GOAL —
From the listing below, select every line where the word "this" appears.

MATERIAL PROVIDED —
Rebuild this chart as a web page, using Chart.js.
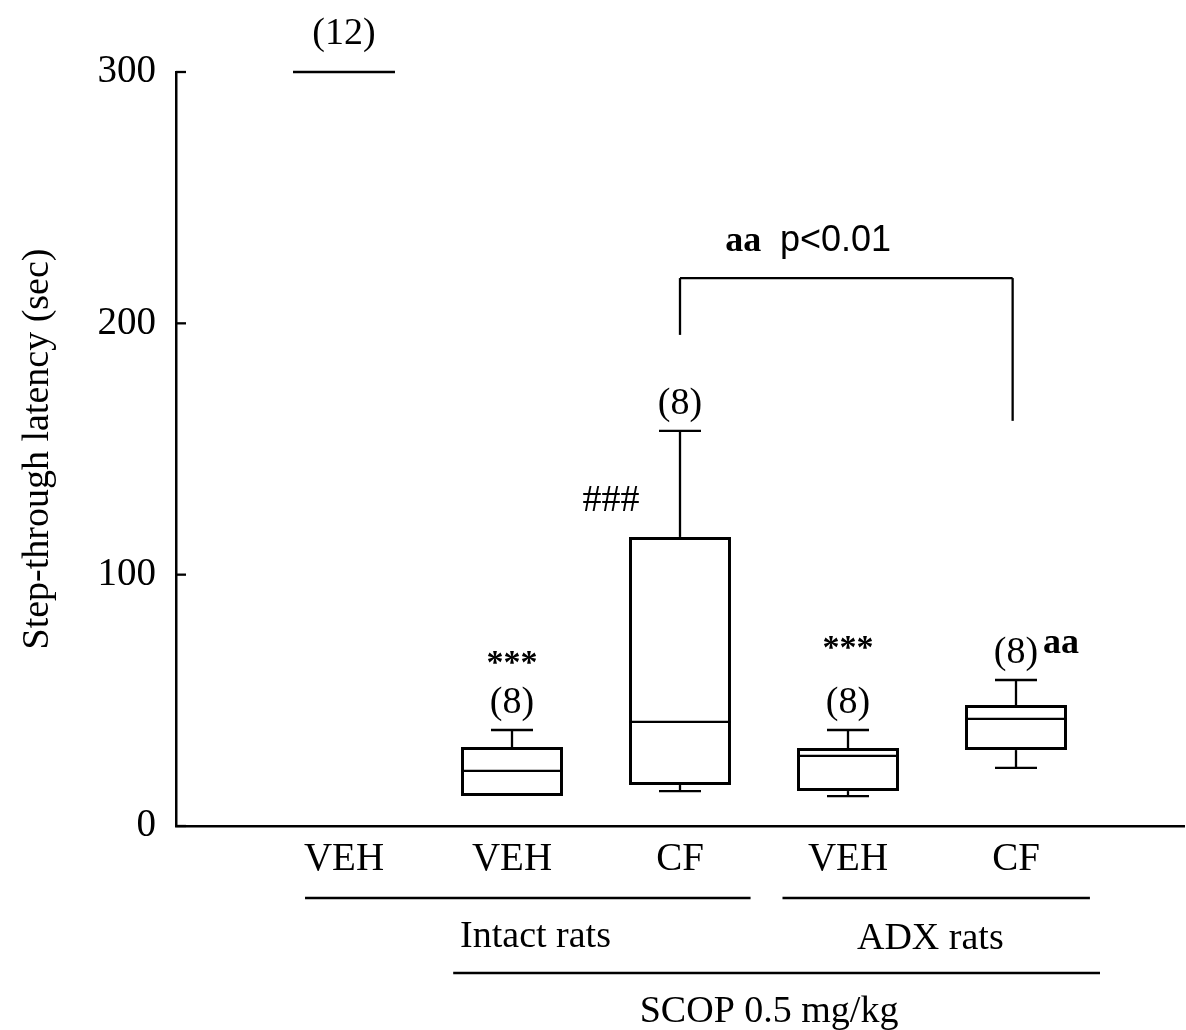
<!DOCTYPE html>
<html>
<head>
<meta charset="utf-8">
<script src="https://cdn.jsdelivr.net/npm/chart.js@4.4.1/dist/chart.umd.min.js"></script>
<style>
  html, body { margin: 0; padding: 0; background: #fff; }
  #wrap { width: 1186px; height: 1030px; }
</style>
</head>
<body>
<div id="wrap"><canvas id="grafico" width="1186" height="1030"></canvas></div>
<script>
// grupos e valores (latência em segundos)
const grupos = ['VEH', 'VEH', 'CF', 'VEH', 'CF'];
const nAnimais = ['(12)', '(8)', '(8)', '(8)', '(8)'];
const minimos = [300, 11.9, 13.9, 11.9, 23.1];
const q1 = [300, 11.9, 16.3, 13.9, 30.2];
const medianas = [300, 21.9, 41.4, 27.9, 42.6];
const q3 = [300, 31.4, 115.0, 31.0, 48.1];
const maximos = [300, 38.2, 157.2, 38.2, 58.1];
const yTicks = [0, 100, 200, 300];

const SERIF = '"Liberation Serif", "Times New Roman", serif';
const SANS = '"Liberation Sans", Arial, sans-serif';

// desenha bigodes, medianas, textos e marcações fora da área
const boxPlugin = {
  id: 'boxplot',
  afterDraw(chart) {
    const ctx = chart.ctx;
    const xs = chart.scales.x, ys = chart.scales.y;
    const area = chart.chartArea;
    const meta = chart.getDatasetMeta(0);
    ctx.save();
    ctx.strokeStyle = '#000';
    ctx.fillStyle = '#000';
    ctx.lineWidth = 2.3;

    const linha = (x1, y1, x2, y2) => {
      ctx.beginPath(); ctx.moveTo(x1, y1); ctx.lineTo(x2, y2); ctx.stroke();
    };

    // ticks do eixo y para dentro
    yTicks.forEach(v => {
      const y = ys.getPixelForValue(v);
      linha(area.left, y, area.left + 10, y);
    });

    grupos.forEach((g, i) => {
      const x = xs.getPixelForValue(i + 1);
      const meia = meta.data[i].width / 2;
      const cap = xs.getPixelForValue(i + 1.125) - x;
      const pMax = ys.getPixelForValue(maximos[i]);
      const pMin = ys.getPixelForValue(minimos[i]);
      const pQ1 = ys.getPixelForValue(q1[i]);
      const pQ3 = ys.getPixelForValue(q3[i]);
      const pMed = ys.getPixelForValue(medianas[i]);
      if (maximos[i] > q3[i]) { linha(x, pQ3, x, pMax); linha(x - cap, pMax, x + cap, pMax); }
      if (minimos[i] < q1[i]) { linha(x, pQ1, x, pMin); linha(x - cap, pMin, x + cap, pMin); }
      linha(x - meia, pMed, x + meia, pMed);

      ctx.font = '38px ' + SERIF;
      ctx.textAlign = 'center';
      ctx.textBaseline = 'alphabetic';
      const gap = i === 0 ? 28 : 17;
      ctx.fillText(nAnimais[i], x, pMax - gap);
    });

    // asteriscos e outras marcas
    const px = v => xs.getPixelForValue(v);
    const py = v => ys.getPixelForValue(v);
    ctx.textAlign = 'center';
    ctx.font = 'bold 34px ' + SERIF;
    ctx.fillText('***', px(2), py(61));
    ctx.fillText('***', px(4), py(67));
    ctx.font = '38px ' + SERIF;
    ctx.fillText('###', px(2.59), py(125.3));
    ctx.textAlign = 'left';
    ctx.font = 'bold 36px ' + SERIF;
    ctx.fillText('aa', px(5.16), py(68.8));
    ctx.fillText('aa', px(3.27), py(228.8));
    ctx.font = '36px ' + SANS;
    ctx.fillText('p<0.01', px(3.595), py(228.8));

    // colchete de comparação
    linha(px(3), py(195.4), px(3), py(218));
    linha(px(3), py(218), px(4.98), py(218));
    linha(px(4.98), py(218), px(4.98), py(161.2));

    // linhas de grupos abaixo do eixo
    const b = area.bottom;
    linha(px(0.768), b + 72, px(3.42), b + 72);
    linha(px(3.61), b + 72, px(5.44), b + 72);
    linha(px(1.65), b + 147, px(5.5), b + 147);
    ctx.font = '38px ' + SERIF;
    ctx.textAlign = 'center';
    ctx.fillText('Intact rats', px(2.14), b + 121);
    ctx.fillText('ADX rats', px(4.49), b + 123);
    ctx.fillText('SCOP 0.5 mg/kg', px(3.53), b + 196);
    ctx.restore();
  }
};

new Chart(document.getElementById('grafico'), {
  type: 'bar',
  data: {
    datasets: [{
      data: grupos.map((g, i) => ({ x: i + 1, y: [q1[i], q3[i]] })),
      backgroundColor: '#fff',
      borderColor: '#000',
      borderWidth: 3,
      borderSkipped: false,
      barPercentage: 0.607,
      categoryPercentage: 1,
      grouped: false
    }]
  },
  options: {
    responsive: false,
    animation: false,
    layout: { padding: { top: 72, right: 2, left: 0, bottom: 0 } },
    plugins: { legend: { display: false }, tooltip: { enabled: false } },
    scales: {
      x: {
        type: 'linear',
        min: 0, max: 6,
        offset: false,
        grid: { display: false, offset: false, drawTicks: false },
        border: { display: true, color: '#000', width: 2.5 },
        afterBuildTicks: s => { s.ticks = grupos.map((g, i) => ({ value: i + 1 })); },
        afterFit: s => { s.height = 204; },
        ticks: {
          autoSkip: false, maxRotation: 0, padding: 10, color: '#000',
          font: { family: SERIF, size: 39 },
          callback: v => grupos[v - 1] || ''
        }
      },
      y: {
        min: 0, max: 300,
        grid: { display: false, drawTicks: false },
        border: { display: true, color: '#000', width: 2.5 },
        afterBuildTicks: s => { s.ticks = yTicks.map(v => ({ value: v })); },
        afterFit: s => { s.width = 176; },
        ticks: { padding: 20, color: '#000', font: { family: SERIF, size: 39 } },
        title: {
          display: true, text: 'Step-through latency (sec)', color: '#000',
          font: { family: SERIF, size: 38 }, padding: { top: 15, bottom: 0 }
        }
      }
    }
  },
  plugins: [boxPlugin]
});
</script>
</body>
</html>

---

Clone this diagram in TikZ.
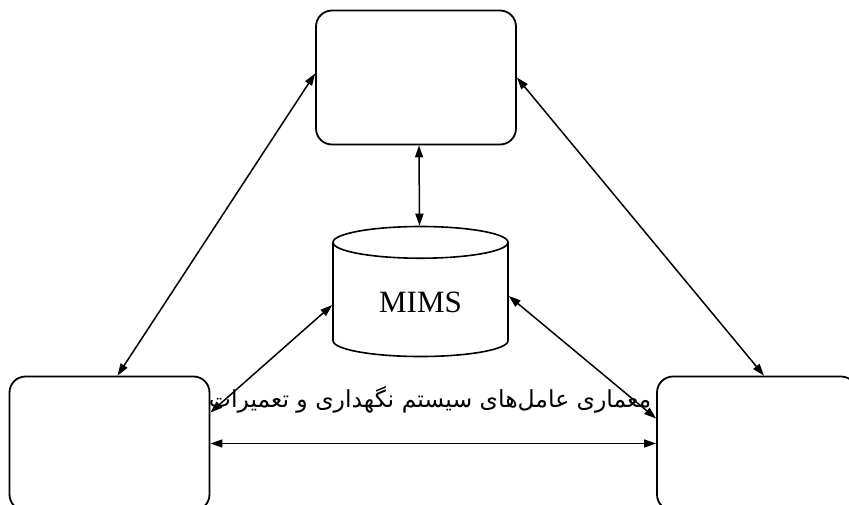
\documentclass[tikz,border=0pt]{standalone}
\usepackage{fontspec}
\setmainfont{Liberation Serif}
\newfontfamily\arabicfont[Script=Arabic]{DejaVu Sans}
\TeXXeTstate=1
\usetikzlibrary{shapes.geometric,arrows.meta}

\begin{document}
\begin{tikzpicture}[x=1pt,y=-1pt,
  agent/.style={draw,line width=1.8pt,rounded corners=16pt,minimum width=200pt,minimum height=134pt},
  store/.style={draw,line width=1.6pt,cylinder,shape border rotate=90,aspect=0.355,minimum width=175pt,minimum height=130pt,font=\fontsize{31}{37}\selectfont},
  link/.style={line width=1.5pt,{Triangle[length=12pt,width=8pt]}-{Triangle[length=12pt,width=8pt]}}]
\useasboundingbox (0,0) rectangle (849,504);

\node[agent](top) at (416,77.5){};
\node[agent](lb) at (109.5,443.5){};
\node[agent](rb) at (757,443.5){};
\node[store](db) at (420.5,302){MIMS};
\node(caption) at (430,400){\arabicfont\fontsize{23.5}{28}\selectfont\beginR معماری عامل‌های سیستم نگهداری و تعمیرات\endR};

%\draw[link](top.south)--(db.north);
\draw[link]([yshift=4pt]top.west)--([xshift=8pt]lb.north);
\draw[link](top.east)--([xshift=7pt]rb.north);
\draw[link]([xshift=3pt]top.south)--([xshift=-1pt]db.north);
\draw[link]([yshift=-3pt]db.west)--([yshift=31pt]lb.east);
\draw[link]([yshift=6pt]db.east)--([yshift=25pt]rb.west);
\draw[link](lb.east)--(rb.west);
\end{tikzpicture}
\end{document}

REPLY TO THE EXERCISE —
Rebuild this chart as a web page, using Chart.js.
Clone this diagram in TikZ.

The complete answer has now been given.